Les hommes également sont-ils concernés à partir d’un certain âge par des envies pressantes ?
Souvent cela s’inscrit dans ce que l’on appelle l’hypertrophie bénigne de la prostate, qui va entraîner des troubles soit obstructifs, soit irritatifs, soit les deux. Il est important pour les hommes de plus de 50 ans de consulter un urologue une fois par an, afin de faire le point sur ces manifestations cliniques et de faire le dépistage du cancer de la prostate.
« Le tabou est en train de sauter »
Pendant longtemps l’envie pressante d’uriner est restée taboue chez les femmes comme chez les hommes. Or on a l’impression que, maintenant, les gens vont consulter plus facilement, est-ce le cas ?
Oui, le tabou est en train de sauter. Les gens consultent beaucoup plus facilement, notamment les femmes. C’est une très bonne chose sur le plan sociétal.

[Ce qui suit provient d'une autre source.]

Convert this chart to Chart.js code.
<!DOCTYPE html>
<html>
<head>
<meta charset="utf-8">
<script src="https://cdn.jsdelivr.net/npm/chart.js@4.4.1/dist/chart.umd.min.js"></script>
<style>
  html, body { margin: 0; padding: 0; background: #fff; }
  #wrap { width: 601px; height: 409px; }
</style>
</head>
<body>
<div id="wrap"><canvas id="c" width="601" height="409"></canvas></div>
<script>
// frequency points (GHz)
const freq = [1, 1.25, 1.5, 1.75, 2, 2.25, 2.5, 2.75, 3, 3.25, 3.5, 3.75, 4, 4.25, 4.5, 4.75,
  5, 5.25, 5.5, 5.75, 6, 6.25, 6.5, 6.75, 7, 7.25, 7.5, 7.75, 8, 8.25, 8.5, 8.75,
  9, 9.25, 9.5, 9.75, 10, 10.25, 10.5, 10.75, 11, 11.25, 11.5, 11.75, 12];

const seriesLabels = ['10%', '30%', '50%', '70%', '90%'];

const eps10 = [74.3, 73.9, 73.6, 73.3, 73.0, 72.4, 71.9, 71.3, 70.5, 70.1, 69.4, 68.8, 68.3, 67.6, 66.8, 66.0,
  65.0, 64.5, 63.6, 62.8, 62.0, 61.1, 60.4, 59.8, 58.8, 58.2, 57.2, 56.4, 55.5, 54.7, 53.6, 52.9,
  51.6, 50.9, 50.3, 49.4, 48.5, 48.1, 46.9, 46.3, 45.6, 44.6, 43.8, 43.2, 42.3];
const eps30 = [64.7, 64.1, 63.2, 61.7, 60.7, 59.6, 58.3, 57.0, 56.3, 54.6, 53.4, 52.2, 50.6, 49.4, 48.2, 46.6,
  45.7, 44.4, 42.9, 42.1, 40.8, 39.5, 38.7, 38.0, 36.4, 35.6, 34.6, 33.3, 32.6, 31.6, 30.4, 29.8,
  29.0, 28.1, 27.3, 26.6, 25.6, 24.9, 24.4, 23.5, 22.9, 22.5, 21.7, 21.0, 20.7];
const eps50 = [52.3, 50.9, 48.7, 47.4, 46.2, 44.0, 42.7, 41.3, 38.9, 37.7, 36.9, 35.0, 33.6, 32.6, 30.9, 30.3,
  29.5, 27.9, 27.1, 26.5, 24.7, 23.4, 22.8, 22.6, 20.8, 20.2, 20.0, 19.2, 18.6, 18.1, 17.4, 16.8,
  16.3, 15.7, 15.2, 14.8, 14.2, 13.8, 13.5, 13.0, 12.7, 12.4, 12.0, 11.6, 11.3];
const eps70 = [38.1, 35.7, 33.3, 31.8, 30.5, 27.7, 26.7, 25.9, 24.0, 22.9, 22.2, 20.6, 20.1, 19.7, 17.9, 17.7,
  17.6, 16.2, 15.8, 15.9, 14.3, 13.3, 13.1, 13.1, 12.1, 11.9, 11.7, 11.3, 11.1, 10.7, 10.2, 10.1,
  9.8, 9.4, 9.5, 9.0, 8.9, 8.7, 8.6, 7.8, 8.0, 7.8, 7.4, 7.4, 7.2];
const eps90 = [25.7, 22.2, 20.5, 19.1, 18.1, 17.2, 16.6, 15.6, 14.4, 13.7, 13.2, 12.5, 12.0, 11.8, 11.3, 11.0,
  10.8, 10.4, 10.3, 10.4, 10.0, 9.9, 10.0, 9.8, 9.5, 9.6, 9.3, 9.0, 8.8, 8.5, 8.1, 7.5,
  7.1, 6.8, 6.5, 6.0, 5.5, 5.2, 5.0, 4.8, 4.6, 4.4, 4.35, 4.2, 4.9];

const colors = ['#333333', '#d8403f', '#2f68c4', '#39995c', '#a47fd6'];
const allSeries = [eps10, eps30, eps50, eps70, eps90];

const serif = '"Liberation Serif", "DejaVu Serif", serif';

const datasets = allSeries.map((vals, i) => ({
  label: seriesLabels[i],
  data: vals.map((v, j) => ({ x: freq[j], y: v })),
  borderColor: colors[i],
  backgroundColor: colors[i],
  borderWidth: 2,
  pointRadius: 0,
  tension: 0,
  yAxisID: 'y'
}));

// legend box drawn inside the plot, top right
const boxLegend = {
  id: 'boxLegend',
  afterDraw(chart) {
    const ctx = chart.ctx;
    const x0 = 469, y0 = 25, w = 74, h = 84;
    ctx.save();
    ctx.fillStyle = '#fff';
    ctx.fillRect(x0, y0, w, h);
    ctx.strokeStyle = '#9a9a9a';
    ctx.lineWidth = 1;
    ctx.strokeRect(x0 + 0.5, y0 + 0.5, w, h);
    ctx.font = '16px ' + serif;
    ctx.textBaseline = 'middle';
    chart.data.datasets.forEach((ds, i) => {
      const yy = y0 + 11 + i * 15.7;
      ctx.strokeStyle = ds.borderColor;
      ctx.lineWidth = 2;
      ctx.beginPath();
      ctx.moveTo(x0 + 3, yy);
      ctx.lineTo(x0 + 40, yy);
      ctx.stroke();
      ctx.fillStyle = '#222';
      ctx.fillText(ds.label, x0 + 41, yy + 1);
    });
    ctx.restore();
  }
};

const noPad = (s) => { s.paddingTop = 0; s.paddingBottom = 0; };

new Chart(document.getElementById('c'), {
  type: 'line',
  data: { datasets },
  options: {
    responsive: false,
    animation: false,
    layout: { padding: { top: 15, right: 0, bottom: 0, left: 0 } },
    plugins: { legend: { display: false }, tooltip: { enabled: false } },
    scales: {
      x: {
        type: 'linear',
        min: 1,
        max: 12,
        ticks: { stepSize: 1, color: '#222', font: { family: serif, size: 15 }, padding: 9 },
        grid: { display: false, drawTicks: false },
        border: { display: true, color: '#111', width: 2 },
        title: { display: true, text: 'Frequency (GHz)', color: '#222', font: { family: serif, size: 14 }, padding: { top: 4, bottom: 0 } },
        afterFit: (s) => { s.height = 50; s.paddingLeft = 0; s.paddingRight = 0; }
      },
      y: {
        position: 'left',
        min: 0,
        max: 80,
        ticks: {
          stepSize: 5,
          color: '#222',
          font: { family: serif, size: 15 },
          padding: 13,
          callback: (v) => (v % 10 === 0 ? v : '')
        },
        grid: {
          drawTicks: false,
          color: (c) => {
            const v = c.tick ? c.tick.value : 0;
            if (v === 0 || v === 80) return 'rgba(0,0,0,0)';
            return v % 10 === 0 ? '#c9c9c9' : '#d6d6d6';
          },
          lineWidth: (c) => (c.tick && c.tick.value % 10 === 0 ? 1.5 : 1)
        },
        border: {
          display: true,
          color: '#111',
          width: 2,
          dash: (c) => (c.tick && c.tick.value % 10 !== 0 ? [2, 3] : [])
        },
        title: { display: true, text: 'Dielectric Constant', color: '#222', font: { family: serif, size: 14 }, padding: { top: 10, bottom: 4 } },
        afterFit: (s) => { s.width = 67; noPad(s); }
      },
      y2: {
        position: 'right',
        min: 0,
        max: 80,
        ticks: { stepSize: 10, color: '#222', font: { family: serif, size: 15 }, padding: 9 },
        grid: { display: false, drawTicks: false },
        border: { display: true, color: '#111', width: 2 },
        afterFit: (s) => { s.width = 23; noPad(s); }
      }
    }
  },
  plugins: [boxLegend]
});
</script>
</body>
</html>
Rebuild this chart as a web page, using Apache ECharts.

Quels conseils simples donneriez-vous aux personnes qui ont souvent besoin d’aller aux toilettes, ce qui peut gâcher la vie quand on voyage beaucoup ou que l’on travaille en extérieur, ou simplement qu’on veut passer une soirée avec des amis ?
Des conseils simples, comme réduire sa consommation de thé, de café, d’excitants. Si on est très gêné par des mictions nocturnes, c’est réduire la prise de boissons à partir de 18 heures. Je pense aux personnes âgées qui prennent du potage, de la tisane. A partir de 18 heures il faut éviter la prise d’aliments qui sont trop hydriques.